Common Questions & Misconceptions
"If happiness isn't about circumstances, why do I feel better when things go well?"
You do feel better temporarily—but it doesn't last. The research shows that within a relatively short time, people return to their baseline happiness regardless of positive circumstances. Lottery winners, after the initial thrill, end up no happier than they were before. Practices determine the baseline; circumstances just create bumps.
"Isn't this just 'think positive' advice?"
Positive thinking is part of it, but this is much broader. It includes relationships, giving, purpose, boundaries, forgiveness, learning—concrete practices, not just mental attitude. And it's not about denial; it's about engaging reality with hope and agency.
"What if I'm genuinely in hard circumstances?"

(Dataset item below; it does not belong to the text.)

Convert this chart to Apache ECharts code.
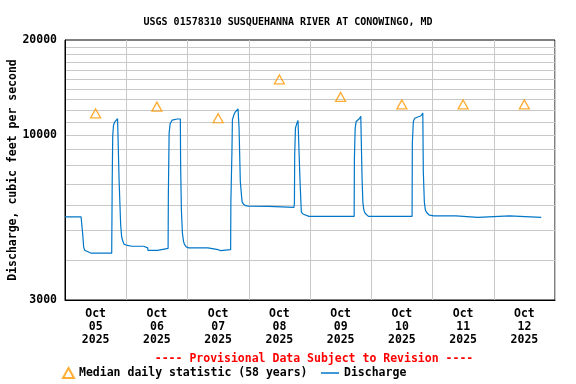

Hard circumstances are real and shouldn't be minimized. But even within difficult situations, the practices help. Viktor Frankl found meaning in a concentration camp. Research shows that practices like gratitude and connection help even in severe hardship. This isn't about ignoring your situation; it's about cultivating what you can control.
"What if I've been focused on healing—is this saying I should stop?"
No. Healing is foundational. You may need to address wounds before you can fully embrace thriving. But at some point, you're ready to shift focus from what's wrong to what's possible. The goal is both/and: continue healing where needed AND start building the practices that produce flourishing.
"How long does it take to become happier?"
Research suggests that consistent practices over time create real change—not instant transformation, but gradual improvement. The practices compound. The longer you do them, the more they become who you are.
Closing Encouragement
You weren't made just to survive. You were made for abundance, flourishing, joy. Something in you knows this—even when life has been hard, even when happiness has felt distant.
The good news from positive psychology is that happiness isn't random, and it isn't primarily about your circumstances. It's about how you live. The practices are learnable. They're choices you can make. They work across cultures, income levels, and life situations.
You don't have to wait for something external to change. You can start today—with one practice, one shift, one choice to live like happy people live.
Happiness isn't a goal you chase. It's a fruit that grows from the life you cultivate. Tend the garden, and the fruit will come.
You have everything you need to begin.